To save them, we need to act, and act now. We can do this in several ways; some simple, others harder to achieve. First, we need to engender a society that values the natural world, both for what it does for us and for its own sake. The obvious place to start is with our children, encouraging environmental awareness from an early age. We need to green our urban areas. Imagine green cities filled with trees, vegetable gardens, ponds and wild flowers squeezed into every available space – in our gardens, city parks, allotments, cemeteries, on road verges, railway cuttings and roundabouts – and all free from pesticides.

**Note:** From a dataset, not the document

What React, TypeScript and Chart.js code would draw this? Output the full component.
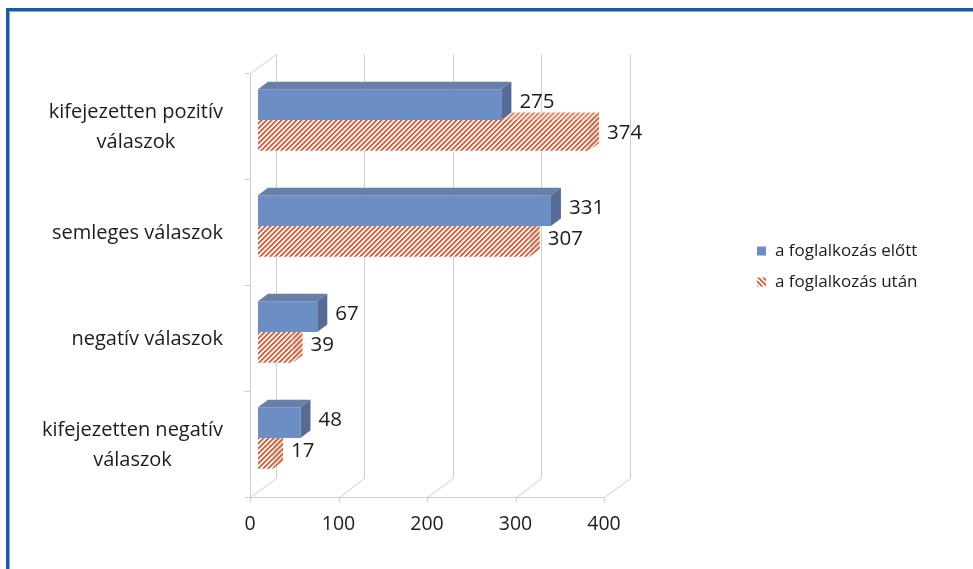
import { useEffect, useRef } from "react"
import { Chart, registerables } from "chart.js"
import type { Plugin } from "chart.js"

Chart.register(...registerables)

// category labels (line-broken as in the original)
const categories = [
  ["kifejezetten pozitív", "válaszok"],
  ["semleges válaszok"],
  ["negatív válaszok"],
  ["kifejezetten negatív", "válaszok"],
]
const seriesNames = ["a foglalkozás előtt", "a foglalkozás után"]
const beforeValues = [275, 331, 67, 48]
const afterValues = [374, 307, 39, 17]
const xMax = 400
const xStep = 100

const FONT = '"Open Sans", "Noto Sans", sans-serif'
const TEXT = "#1c1c1c"
const GRID = "#d3cec9"

// offsets of the front / back planes and bar depth (pseudo 3D)
const FRONT = { dx: -8, dy: 6 }
const BACK = { dx: 17.5, dy: -13 }
const DEPTH = { dx: 10, dy: -7.5 }

// crisp diagonal stripes, built pixel by pixel
function makeHatch(fg: string, mid: string, bg: string, dir: 1 | -1 = 1) {
  const size = 5
  const c = document.createElement("canvas")
  c.width = size
  c.height = size
  const g = c.getContext("2d")!
  for (let i = 0; i < size; i++) {
    for (let j = 0; j < size; j++) {
      const k = (dir === 1 ? i + j : i - j + size * 2) % size
      g.fillStyle = k < 2 ? fg : k === 2 ? mid : bg
      g.fillRect(i, j, 1, 1)
    }
  }
  return g.createPattern(c, "repeat")!
}

export default function App() {
  const canvasRef = useRef<HTMLCanvasElement | null>(null)
  const chartRef = useRef<Chart | null>(null)

  useEffect(() => {
    if (!canvasRef.current) return
    if (chartRef.current) chartRef.current.destroy()

    const redFront = makeHatch("#e35d38", "#f0a58f", "#ffffff")
    const redTop = makeHatch("#e8805f", "#f3b8a5", "#fdeee8")
    const redSide = makeHatch("#c4694c", "#daa08c", "#f3d8cd")
    const redLegend = makeHatch("#e35d38", "#f0a58f", "#ffffff", -1)

    const faces = [
      { top: "#6880a8", side: "#566c95" },
      { top: redTop, side: redSide },
    ]

    // walls, floor and gridlines
    const wallsPlugin: Plugin<"bar"> = {
      id: "walls",
      beforeDatasetsDraw(chart) {
        const { ctx, chartArea } = chart
        const xs = chart.scales.x
        const ys = chart.scales.y
        const { top, bottom, left } = chartArea
        ctx.save()
        ctx.strokeStyle = GRID
        ctx.lineWidth = 1
        const line = (x1: number, y1: number, x2: number, y2: number) => {
          ctx.beginPath()
          ctx.moveTo(Math.round(x1) + 0.5, Math.round(y1) + 0.5)
          ctx.lineTo(Math.round(x2) + 0.5, Math.round(y2) + 0.5)
          ctx.stroke()
        }
        xs.ticks.forEach((t) => {
          const px = xs.getPixelForValue(t.value)
          line(px + BACK.dx, top + BACK.dy, px + BACK.dx, bottom + BACK.dy)
          line(px + FRONT.dx, bottom + FRONT.dy, px + BACK.dx, bottom + BACK.dy)
          line(px + FRONT.dx, bottom + FRONT.dy, px + FRONT.dx, bottom + FRONT.dy + 5)
        })
        const x0 = xs.getPixelForValue(0)
        const x1 = xs.getPixelForValue(xMax)
        line(x0 + FRONT.dx, bottom + FRONT.dy, x1 + FRONT.dx, bottom + FRONT.dy)
        line(left + FRONT.dx, top + FRONT.dy, left + FRONT.dx, bottom + FRONT.dy)
        line(left + FRONT.dx, top + FRONT.dy, left + BACK.dx, top + BACK.dy)
        const n = categories.length
        for (let i = 0; i <= n; i++) {
          let yb: number
          if (i === 0) yb = top
          else if (i === n) yb = bottom
          else yb = (ys.getPixelForTick(i - 1) + ys.getPixelForTick(i)) / 2
          line(left + FRONT.dx - 6, yb + FRONT.dy, left + FRONT.dx, yb + FRONT.dy)
        }
        ctx.restore()
      },
    }

    // top and side faces of each bar
    const bar3dPlugin: Plugin<"bar"> = {
      id: "bar3d",
      afterDatasetDraw(chart, args) {
        const { ctx } = chart
        const f = faces[args.index]
        ctx.save()
        args.meta.data.forEach((el) => {
          const { x, y, base, height } = el.getProps(["x", "y", "base", "height"], true) as any
          const yt = y - height / 2
          const yb = y + height / 2
          ctx.fillStyle = f.top
          ctx.beginPath()
          ctx.moveTo(base, yt)
          ctx.lineTo(base + DEPTH.dx, yt + DEPTH.dy)
          ctx.lineTo(x + DEPTH.dx, yt + DEPTH.dy)
          ctx.lineTo(x, yt)
          ctx.closePath()
          ctx.fill()
          ctx.fillStyle = f.side
          ctx.beginPath()
          ctx.moveTo(x, yt)
          ctx.lineTo(x + DEPTH.dx, yt + DEPTH.dy)
          ctx.lineTo(x + DEPTH.dx, yb + DEPTH.dy)
          ctx.lineTo(x, yb)
          ctx.closePath()
          ctx.fill()
        })
        ctx.restore()
      },
    }

    // value labels, category labels and legend
    const textPlugin: Plugin<"bar"> = {
      id: "texts",
      afterDatasetsDraw(chart) {
        const { ctx, chartArea } = chart
        const ys = chart.scales.y
        ctx.save()
        ctx.fillStyle = TEXT
        ctx.textBaseline = "middle"

        ctx.font = `20.5px ${FONT}`
        ctx.textAlign = "left"
        chart.data.datasets.forEach((ds, di) => {
          chart.getDatasetMeta(di).data.forEach((el, i) => {
            const { x, y } = el.getProps(["x", "y"], true) as any
            ctx.fillText(String(ds.data[i]), x + DEPTH.dx + 8, y - 2)
          })
        })

        ctx.font = `20px ${FONT}`
        ctx.textAlign = "center"
        categories.forEach((lines, i) => {
          const cy = ys.getPixelForTick(i) + FRONT.dy + 1
          const w = Math.max(...lines.map((l) => ctx.measureText(l).width))
          const cx = chartArea.left - 35 - w / 2
          lines.forEach((l, j) => ctx.fillText(l, cx, cy + (j - (lines.length - 1) / 2) * 30))
        })

        ctx.font = `17px ${FONT}`
        ctx.textAlign = "left"
        const lx = chartArea.right + 145
        const rows = [251, 282]
        seriesNames.forEach((name, i) => {
          ctx.fillStyle = i === 0 ? "#6b8ec5" : redLegend
          ctx.fillRect(lx, rows[i] - 4.5, 9, 9)
          ctx.fillStyle = TEXT
          ctx.fillText(name, lx + 18, rows[i])
        })
        ctx.restore()
      },
    }

    chartRef.current = new Chart(canvasRef.current, {
      type: "bar",
      data: {
        labels: categories,
        datasets: [
          {
            label: seriesNames[0],
            data: beforeValues,
            backgroundColor: "#6b8ec5",
            categoryPercentage: 0.58,
            barPercentage: 1,
          },
          {
            label: seriesNames[1],
            data: afterValues,
            backgroundColor: redFront,
            categoryPercentage: 0.58,
            barPercentage: 1,
          },
        ],
      },
      options: {
        indexAxis: "y",
        responsive: false,
        animation: false,
        layout: { padding: { top: 67, right: 361, bottom: 0, left: 0 } },
        plugins: {
          legend: { display: false },
          tooltip: { enabled: false },
        },
        scales: {
          x: {
            min: 0,
            max: xMax,
            ticks: {
              stepSize: xStep,
              color: TEXT,
              font: { family: FONT, size: 19.5 },
              padding: 14,
              labelOffset: FRONT.dx,
            },
            grid: { display: false },
            border: { display: false },
            afterFit: (scale) => {
              scale.height = 78
            },
          },
          y: {
            ticks: { display: false },
            grid: { display: false },
            border: { display: false },
            afterFit: (scale) => {
              scale.width = 258
            },
          },
        },
      },
      plugins: [wallsPlugin, bar3dPlugin, textPlugin],
    })

    return () => {
      if (chartRef.current) {
        chartRef.current.destroy()
        chartRef.current = null
      }
    }
  }, [])

  return (
    <div
      style={{
        position: "fixed",
        left: 0,
        top: 0,
        width: 973,
        height: 569,
        overflow: "hidden",
        background: "#ffffff",
      }}
    >
      <canvas ref={canvasRef} width={973} height={569} style={{ position: "absolute", left: 0, top: 0 }} />
      <div
        style={{
          position: "absolute",
          left: 6,
          top: 8,
          width: 1000,
          height: 600,
          borderTop: "3px solid #1d5aa3",
          borderLeft: "3px solid #1d5aa3",
          boxShadow: "inset 1px 1px 0 #7fa9dd",
          pointerEvents: "none",
        }}
      />
    </div>
  )
}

We must transform our food system. Growing and transporting food so that we all have something to eat is the most fundamental of human activities. The way we do it has profound impacts on our own welfare, and on the environment, so it is surely worth investing in getting it right. There is an urgent need to overhaul the current system, which is failing us in multiple ways. We could have a vibrant farming sector, employing many more people, and focused on sustainable production of healthy food, looking after soil health and supporting biodiversity.
Government organisations responsible for wildlife conservation, such as Natural England, should be properly funded, yet have seen huge budget cuts in recent years. Monitoring schemes and research into understanding the causes of insect declines must also be properly government-funded. And the UK should play a leading role in international initiatives to tackle climate change and biodiversity loss, setting an example of best practice for others to follow.
We must improve legal protection for rare insects and habitats. In the UK most insects have no legal protection at present. For example, the last population of the UK’s rarest insect, the pine hoverfly, is threatened by private forestry operations, with no legal recourse. Rare insects should be accorded equal weight to rare birds or mammals. Just because they are small does not make them unimportant.
Our planet has coped remarkably well so far with the blizzard of changes we have wrought, but we would be foolish to assume that it will continue to do so. A relatively small proportion of species have gone extinct so far, but almost all wild species now exist in numbers that are a fraction of their former abundance, subsisting in degraded and fragmented habitats and subjected to a multitude of ever-changing human-made problems. We do not understand anywhere near enough to be able to predict how much resilience is left in our depleted ecosystems, or how close we are to tipping points beyond which collapse becomes inevitable. In Paul Ehrlich’s “rivets on a plane” analogy, we may be close to the point where the wing falls off.